Il Giappone alla guerra dei bagni A Tokyo sostituite 4mila «turche»

Il piano del governo per gli hotel che ospiteranno i turisti

Il Giappone alla guerra dei bagni A  Tokyo sostituite 4mila «turche»

Luciano Gulli

Ai giapponesi, Mastro Lindo gli fa un baffo. E questo si sapeva. Come si sapeva che l'Ordine, la Disciplina, l'Amore per la Patria e per il Pulito figurano a pari merito fra i cardini di una civiltà dove agli scolari, meritoriamente, inoculano il «valore» del pulito e dell'igiene fin dai banchi di scuola, essendo obbligati a spazzare e spolverare le loro aule fin dalle elementari insieme con gli insegnanti.

La notizia che gli ultimi cessi «alla turca» (migliaia, addirittura!) ancora presenti nel Paese verranno spazzati via in vista delle Olimpiadi del 2020 stupisce dunque «au contraire». Stupisce cioè che ce ne fossero ancora, di «turche», in un Paese dove anche le più intime funzioni corporali sono state stravolte dall'avvento di una ipertecnologia dove il vaso-bidet cioè l'attrezzo che riunisce in una «quelle» due funzioni - è un must, una sorta di idolo, uno status-symbol nelle sue versioni più chic da molti anni.

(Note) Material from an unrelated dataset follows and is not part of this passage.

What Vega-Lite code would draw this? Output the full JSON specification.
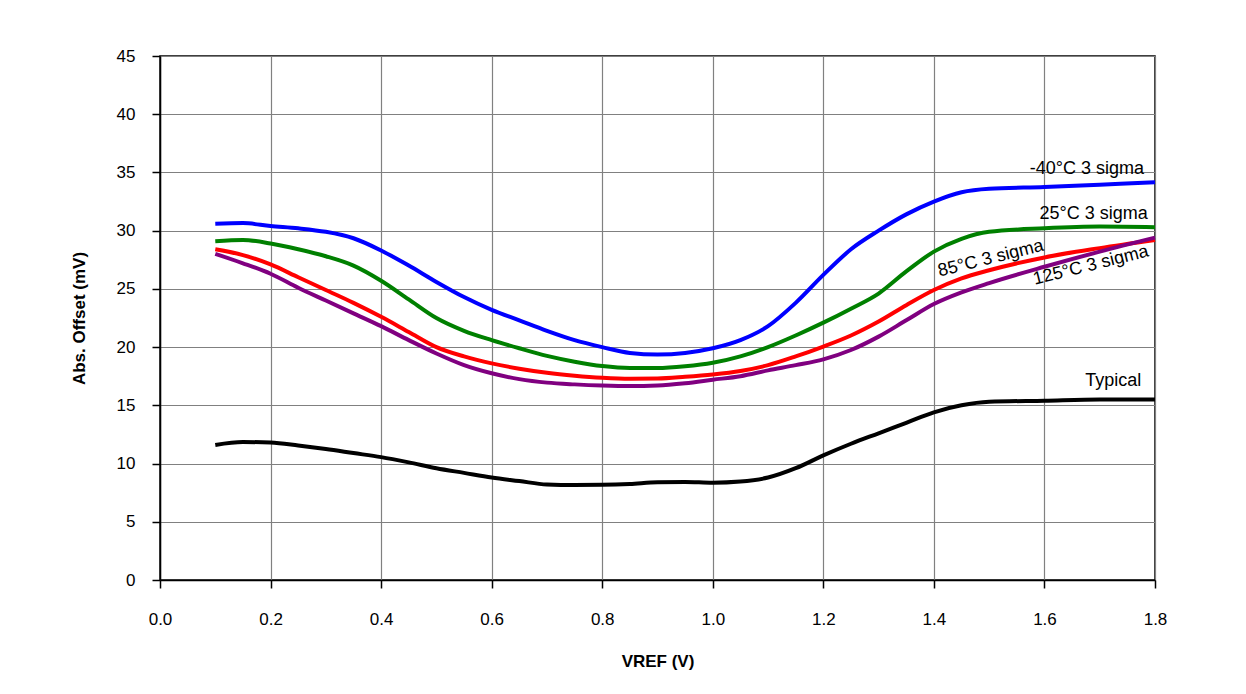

Gli snob, anche da noi, lo chiamano «Washlet» (da wash+toilet). Mentre già si registrano alcuni casi di coglioneria di gente disposta a spendere anche tremila euro per avere un «coso» esclusivo dove tuttavia si espleta la solita, vecchia, cara funzione. Il coso chic si chiama «spalet» (spa+toilet). Fra i gadget figurano la tavoletta riscaldata, profumazioni esclusive che si spandono nell'aria e musica a scelta, compresa una colonna sonora che riproduce (per confondere nel mucchio i propri) una serie di rumori imbarazzanti in varie tonalità. Dal La bemolle al Do maggiore. Vasi-bidet con gli ugelli delle doccette sanificati prima e dopo ogni utilizzo automaticamente; col telecomando e senza; mentre le funzioni «intelligenti» sanno riconoscere anche il sesso di chi li cavalca, e adattarsi alla bisogna. Sia che le abluzioni abbiano a che fare col «davanti» o col «posteriore».

Se sia obbligatorio dotarsi anche di una mascherina, durante i riti suddetti, è problema alquanto dibattuto. Ma è probabile, in un Paese in cui, quando si ha il raffreddore (essendo che starnutire o soffiarsi il naso pubblicamente è indice di maleducazione) la mascherina è praticamente obbligatoria. Stupisce, a proposito del vaso-bidet, o washlet che dir si voglia, che non siano stati loro a inventarlo. Frugando tra le pieghe di internet si scopre che fu invece lo svizzero Hans Maurer, nel 1956. Anche se a farlo conoscere sul mercato fu l'«American Bidet Company».

In Giappone sfondò all'inizio degli anni Ottanta, quando la Toto, azienda leader nel settore lo impose con il seguente slogan: «Anche il sedere vuole essere sciacquato». Va da sé che di questo passo, fermi come sono alla carta igienica a un velo, i giapponesi scopriranno presto l'esistenza di quella a due veli. «Novità» che nel Paese del Sol levante stenta tuttavia a farsi strada.